The Nassau Guardian
- Type: Daily newspaper
- Owner(s): The Nassau Guardian, LLC
- Founder: Edwin Charles Moseley
- Founded: November 23, 1844; 181 years ago
- Headquarters: Nassau, Bahamas
- Country: The Bahamas
- OCLC number: 29872170
- Website: thenassauguardian.com

= The Nassau Guardian =

Daily newspaper, Bahamas

The Nassau Guardian is a daily newspaper in The Bahamas, based in Nassau. Its first issue was published November 23, 1844. In 1976, The New York Times described it as the largest newspaper in the Bahamas.

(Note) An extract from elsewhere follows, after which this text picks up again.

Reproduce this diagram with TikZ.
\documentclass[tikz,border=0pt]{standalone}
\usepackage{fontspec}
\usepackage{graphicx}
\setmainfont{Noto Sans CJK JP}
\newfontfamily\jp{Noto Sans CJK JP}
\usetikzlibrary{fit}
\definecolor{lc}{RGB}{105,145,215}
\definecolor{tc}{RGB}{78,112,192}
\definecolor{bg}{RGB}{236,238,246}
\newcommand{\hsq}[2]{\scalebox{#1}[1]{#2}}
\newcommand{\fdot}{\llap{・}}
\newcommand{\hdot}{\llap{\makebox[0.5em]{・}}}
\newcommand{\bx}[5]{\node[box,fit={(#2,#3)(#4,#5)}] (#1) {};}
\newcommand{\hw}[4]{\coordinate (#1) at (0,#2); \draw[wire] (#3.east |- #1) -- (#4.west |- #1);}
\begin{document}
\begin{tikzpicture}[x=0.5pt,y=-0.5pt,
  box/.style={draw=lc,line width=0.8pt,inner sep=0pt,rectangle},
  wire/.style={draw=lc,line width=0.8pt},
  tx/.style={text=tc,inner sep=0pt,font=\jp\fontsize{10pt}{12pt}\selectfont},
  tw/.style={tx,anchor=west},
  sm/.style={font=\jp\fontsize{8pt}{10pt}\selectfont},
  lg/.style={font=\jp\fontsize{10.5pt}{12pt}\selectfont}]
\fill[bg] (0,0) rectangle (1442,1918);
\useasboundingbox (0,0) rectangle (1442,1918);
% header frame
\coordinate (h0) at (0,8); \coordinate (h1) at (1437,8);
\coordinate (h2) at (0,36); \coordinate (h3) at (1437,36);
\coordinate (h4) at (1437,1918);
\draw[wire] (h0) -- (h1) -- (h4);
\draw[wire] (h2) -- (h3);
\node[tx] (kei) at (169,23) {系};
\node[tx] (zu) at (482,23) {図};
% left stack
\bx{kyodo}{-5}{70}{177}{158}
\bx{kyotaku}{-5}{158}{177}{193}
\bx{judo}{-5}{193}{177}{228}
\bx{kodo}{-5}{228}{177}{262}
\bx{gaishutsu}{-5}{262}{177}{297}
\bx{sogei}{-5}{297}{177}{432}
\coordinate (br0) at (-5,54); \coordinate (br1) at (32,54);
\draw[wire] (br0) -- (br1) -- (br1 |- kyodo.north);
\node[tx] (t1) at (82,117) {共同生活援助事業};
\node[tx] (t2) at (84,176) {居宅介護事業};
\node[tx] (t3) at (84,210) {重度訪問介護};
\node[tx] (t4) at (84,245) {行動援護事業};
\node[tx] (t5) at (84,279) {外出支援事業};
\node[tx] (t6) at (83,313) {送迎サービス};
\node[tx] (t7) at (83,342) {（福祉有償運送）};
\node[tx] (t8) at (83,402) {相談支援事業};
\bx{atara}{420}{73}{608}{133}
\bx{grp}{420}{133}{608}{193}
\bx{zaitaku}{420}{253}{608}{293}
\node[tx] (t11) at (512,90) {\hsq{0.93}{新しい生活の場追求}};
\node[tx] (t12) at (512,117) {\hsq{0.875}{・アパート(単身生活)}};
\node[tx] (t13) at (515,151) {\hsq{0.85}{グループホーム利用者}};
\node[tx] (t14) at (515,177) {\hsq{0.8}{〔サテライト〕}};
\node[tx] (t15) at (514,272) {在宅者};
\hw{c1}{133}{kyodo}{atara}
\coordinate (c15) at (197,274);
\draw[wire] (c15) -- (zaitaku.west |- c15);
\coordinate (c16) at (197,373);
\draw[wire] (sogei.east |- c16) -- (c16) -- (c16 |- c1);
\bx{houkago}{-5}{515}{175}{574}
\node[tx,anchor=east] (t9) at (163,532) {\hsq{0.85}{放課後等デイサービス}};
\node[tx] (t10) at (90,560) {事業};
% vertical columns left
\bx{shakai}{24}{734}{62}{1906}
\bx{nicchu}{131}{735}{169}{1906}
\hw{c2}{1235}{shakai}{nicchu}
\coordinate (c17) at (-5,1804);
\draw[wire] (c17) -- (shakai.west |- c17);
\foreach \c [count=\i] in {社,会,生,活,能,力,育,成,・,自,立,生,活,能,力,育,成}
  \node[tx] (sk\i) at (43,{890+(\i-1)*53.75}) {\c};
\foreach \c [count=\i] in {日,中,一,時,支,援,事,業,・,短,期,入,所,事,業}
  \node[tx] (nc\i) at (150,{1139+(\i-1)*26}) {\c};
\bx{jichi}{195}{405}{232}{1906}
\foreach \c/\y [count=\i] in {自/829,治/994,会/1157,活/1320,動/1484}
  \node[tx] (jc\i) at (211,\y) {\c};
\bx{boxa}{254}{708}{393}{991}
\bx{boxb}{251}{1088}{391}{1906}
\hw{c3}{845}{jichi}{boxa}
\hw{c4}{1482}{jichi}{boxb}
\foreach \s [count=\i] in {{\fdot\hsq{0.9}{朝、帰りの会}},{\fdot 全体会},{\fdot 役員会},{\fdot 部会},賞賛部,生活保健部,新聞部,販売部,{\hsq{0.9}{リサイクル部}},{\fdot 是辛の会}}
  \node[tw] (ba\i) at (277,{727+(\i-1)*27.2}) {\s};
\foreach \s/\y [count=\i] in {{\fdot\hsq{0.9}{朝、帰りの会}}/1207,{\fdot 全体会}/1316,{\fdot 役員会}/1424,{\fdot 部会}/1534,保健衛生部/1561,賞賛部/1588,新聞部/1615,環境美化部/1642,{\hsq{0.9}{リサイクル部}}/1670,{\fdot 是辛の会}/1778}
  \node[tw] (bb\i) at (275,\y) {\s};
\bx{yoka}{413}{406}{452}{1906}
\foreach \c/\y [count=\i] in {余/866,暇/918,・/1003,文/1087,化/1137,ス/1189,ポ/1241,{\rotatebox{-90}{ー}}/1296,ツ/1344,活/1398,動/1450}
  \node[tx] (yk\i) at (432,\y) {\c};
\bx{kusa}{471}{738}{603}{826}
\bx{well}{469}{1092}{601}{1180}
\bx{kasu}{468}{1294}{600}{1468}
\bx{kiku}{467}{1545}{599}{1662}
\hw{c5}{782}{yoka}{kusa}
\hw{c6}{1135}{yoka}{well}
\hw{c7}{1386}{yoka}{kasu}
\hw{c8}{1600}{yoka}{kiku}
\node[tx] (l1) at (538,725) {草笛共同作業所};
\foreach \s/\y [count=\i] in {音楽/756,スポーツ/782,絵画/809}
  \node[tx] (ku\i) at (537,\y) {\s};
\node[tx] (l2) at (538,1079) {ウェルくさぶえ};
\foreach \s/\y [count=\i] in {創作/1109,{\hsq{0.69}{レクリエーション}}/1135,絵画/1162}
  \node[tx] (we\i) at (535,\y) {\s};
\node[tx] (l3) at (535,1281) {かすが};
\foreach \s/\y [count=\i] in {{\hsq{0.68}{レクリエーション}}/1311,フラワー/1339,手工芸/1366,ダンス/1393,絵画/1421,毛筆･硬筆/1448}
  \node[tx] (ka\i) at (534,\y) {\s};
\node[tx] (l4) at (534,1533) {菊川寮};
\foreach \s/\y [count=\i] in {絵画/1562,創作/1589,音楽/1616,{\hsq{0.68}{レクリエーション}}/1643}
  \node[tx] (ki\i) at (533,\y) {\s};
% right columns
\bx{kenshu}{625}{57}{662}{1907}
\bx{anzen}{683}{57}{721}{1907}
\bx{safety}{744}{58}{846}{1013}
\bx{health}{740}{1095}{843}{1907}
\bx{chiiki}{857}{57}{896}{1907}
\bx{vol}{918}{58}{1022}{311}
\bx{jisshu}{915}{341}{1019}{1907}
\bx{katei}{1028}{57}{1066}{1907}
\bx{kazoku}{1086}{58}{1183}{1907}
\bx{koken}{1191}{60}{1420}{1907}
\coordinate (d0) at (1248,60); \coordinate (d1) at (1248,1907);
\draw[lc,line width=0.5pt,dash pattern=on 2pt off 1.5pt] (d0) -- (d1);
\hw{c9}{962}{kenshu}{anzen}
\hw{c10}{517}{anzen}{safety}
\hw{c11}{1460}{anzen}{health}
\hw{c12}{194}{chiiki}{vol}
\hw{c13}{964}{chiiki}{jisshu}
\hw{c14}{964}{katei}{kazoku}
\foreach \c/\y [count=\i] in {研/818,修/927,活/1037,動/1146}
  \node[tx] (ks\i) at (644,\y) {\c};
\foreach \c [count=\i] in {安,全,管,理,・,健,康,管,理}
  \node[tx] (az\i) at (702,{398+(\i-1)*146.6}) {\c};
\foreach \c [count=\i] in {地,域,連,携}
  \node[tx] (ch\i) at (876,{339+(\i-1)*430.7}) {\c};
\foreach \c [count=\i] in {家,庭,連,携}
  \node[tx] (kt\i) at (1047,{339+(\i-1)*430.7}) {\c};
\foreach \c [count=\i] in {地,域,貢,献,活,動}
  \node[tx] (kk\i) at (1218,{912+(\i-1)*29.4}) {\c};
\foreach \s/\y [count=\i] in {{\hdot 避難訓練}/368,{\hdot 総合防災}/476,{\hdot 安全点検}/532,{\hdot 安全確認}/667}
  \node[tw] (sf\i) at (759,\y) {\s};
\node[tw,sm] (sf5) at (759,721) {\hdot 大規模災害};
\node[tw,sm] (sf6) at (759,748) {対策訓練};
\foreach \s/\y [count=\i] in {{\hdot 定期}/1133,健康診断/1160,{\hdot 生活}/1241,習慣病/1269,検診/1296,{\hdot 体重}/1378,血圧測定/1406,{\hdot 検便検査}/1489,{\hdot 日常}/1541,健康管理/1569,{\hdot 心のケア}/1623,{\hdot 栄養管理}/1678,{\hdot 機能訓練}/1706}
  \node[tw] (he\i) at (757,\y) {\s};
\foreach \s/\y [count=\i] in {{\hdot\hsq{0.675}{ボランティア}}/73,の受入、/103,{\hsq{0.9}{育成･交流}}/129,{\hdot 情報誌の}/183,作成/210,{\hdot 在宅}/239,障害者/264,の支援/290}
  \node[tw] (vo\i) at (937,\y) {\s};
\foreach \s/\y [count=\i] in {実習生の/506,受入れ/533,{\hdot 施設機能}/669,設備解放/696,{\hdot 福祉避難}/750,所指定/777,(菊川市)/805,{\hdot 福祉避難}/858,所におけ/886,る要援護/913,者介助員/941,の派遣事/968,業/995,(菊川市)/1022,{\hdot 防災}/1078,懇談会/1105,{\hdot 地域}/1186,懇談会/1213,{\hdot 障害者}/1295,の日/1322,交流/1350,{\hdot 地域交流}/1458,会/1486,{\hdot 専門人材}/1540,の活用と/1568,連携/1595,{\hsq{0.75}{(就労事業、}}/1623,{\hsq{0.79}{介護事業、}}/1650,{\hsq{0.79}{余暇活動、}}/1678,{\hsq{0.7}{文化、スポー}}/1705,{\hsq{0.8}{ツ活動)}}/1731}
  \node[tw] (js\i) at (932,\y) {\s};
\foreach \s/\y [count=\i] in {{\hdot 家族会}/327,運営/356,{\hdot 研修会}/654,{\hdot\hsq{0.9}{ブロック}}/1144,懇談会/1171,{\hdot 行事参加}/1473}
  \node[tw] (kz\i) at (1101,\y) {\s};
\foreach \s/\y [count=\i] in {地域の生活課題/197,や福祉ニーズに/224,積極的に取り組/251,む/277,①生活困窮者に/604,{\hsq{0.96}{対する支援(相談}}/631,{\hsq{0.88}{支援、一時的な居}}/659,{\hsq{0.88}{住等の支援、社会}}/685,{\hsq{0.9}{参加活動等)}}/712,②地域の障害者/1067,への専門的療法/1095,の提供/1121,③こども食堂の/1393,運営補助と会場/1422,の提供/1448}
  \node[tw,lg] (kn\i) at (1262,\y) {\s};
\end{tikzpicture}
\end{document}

The paper has been described as the country's newspaper of record and one of the oldest continuously published newspapers in the Western Hemisphere.

==History==
After the liberal Sir James Carmichael-Smyth became governor in 1829, dissent rose in Nassau over the question of emancipation and in 1831 a pro-slavery section of the community supported George Biggs in the establishment of The Argus in order to promote their anti-emancipation views.

In 1837, Edwin Charles Moseley, a journalist who had worked at The Times in London, arrived in Nassau to take up his appointment as editor of The Argus. Moseley found the semi-weekly's policies so objectionable that he refused to become its editor. On 23 November 1844, Moseley founded the Nassau Guardian. Recognizing that the newspaper industry in the Bahamas could not withstand three newspapers, Moseley acquired the Bahama Herald in 1877.

Alfred Edwin Moseley acquired the Nassau Guardian from his father, Edwin. In 1904, Alfred died and Mary Moseley became the editor and manager of the newspaper. In 1907, Mary acquired the newspaper from the estate of the late Percival James Moseley.

Mary would own and run the newspaper for 48 more years to a restricted audience with circulation seldom exceeding 300 daily. Before WWII, she had hoped to give the newspaper to her nephew, Doyle Moseley who lived in Australia at that time. Doyle would enlist in The Royal Air Force during the war and while in a raid over France in the early 1940s had been killed.

Since no one in the family was interested in the family business, she turned control and the newspaper to a group of Nassau business and professional men who offered to buy The Nassau Guardian from her. Mary worked in an advisory capacity from 1952 to 1955. Mary died on January 19, 1961, at the age of 81.

According to the newspaper's own history, the new owners tried to turn it into a propaganda medium to promote their political philosophies, however, that was not successful. In 1967, John S. Perry Jr., acquired the newspaper.

On January 20, 2002, The Nassau Guardian became a fully Bahamian–owned newspaper when John H. Perry, son of John Jr., sold his 60 percent stake in the company. The same report said the majority stake was purchased by PanEd Investments Limited. Principals in the group included attorneys Colin Callender and Emmanuel Alexiou, businessman James Campbell and financial analyst Anthony Ferguson, with the remaining shares held by other Bahamians.

In 2007, The Nassau Guardian (along with The Tribune and The Freeport News) entered a partnership for sales, purchasing and printing production, prompting public concern about potential media concentration. The companies said editorial operations would remain separate.